Businesses Urged to Strengthen Response Controls

The article says locking down identity should remain a priority. It recommends phishing-resistant multi-factor authentication for privileged accounts, removal of legacy authentication methods and conditional access policies to reduce unnecessary exposure.

Detection systems, it adds, must be actionable. Endpoint and identity telemetry should be centrally visible, properly tuned and mapped to clear severity levels with defined ownership, so alerts lead to decisions rather than delays.

Organisations are also advised to rehearse containment measures before an incident occurs. These include disabling compromised accounts, isolating endpoints and blocking lateral movement. Backups should be hardened, tested and supported by immutable or offline copies aligned with real recovery expectations.
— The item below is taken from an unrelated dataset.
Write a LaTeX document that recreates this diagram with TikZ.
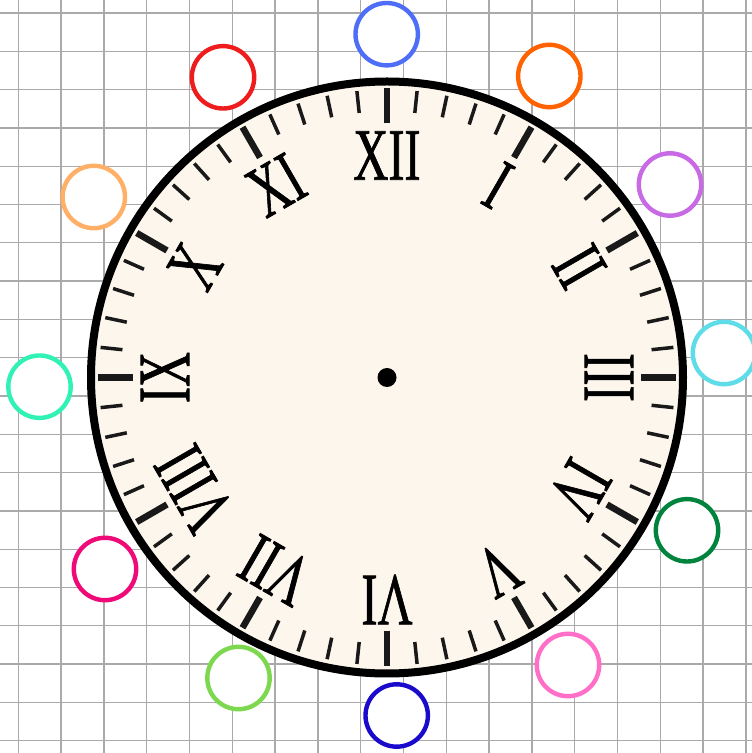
\documentclass[tikz,border=0pt]{standalone}
\usepackage{fontspec}
\setmainfont{Liberation Serif}
\newfontfamily\numfont{Liberation Serif}[FakeBold=1.2]
\definecolor{face}{HTML}{FDF6ED}
\definecolor{gridc}{HTML}{AAAAAA}
\definecolor{cBlueA}{HTML}{4F6EF7}
\definecolor{cRed}{HTML}{EE1C1C}
\definecolor{cOrange}{HTML}{FF6200}
\definecolor{cPeach}{HTML}{FFB066}
\definecolor{cPurple}{HTML}{C86AE5}
\definecolor{cMint}{HTML}{30F2B4}
\definecolor{cCyan}{HTML}{5EDCE8}
\definecolor{cDGreen}{HTML}{00843D}
\definecolor{cDPink}{HTML}{F00A78}
\definecolor{cLPink}{HTML}{FF6FC8}
\definecolor{cLGreen}{HTML}{7DD84F}
\definecolor{cDBlue}{HTML}{1A0ACB}
\tikzset{
  gridline/.style={draw=gridc, line width=1.3},
  minortick/.style={line width=3.5, black!90},
  majortick/.style={line width=6.5, black!90},
  numeral/.style={font=\numfont\fontsize{74}{80}\selectfont, inner sep=0pt, anchor=center},
  ring/.style={line width=4.4, fill=white}
}
\begin{document}
\begin{tikzpicture}[x=1pt,y=1pt]
\useasboundingbox (0,0) rectangle (752,753);
\fill[white] (0,0) rectangle (752,753);
% grid
\foreach \k in {0,...,17} \draw[gridline] ({18.3+42.8*\k},0) -- ({18.3+42.8*\k},753);
\foreach \k in {0,...,19} \draw[gridline] (0,{753-(13+38.3*\k)}) -- (752,{753-(13+38.3*\k)});
% clock face
\coordinate (C) at (387,375.5);
\draw[line width=8, fill=face] (C) circle (296);
\begin{scope}[shift={(387,375.5)}]
  \foreach \i in {0,...,59} \draw[minortick] ({90-6*\i}:266) -- ({90-6*\i}:288);
  \foreach \h in {1,...,12} \draw[majortick] ({90-30*\h}:254) -- ({90-30*\h}:289);
  \foreach \h/\t in {1/I,2/II,3/III,4/IV,5/V,6/VI,7/VII,8/VIII,9/IX,10/X,11/XI,12/XII}
    \node[numeral, rotate={-30*\h}, xscale=0.655] (n\h) at ({90-30*\h}:222) {\t};
\end{scope}
\fill (C) circle (9.5);
% coloured rings
\draw[ring, draw=cBlueA]  (386.7,{753-34.2}) circle (31.2);
\draw[ring, draw=cRed]    (223,{753-77.3}) circle (31.2);
\draw[ring, draw=cOrange] (549.3,{753-76}) circle (31.2);
\draw[ring, draw=cPeach]  (93.8,{753-197}) circle (31.2);
\draw[ring, draw=cPurple] (670,{753-184.5}) circle (31.2);
\draw[ring, draw=cMint]   (39.5,{753-386.7}) circle (31.2);
\draw[ring, draw=cCyan]   (724,{753-353}) circle (31.2);
\draw[ring, draw=cDGreen] (687,{753-530.3}) circle (31.2);
\draw[ring, draw=cDPink]  (105,{753-569}) circle (31.2);
\draw[ring, draw=cLPink]  (568,{753-665}) circle (31.2);
\draw[ring, draw=cLGreen] (238.5,{753-678}) circle (31.2);
\draw[ring, draw=cDBlue]  (396.7,{753-715.5}) circle (31.2);
\end{tikzpicture}
\end{document}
Cyber Risk Moves From Compliance to Capability

The article says losses driven by ransomware, business email compromise and lost data have changed how cyber risk is assessed. Underwriting is no longer based only on what an organisation says it has in place, but on whether controls demonstrably reduce the likelihood, speed and impact of an attack.

It cautions that having cybersecurity tools does not automatically mean a company is protected. Questions such as how quickly a compromised account can be isolated or lateral movement contained have become central to risk assessment.

The article argues that cybersecurity must move beyond a compliance checklist. Attackers operate around the clock, so companies need tools that provide strong remediation capability. No single control makes an organisation “insurable-ready”; rather, identity controls, endpoint protection, segmentation, access controls and managed detection must work together when something goes wrong.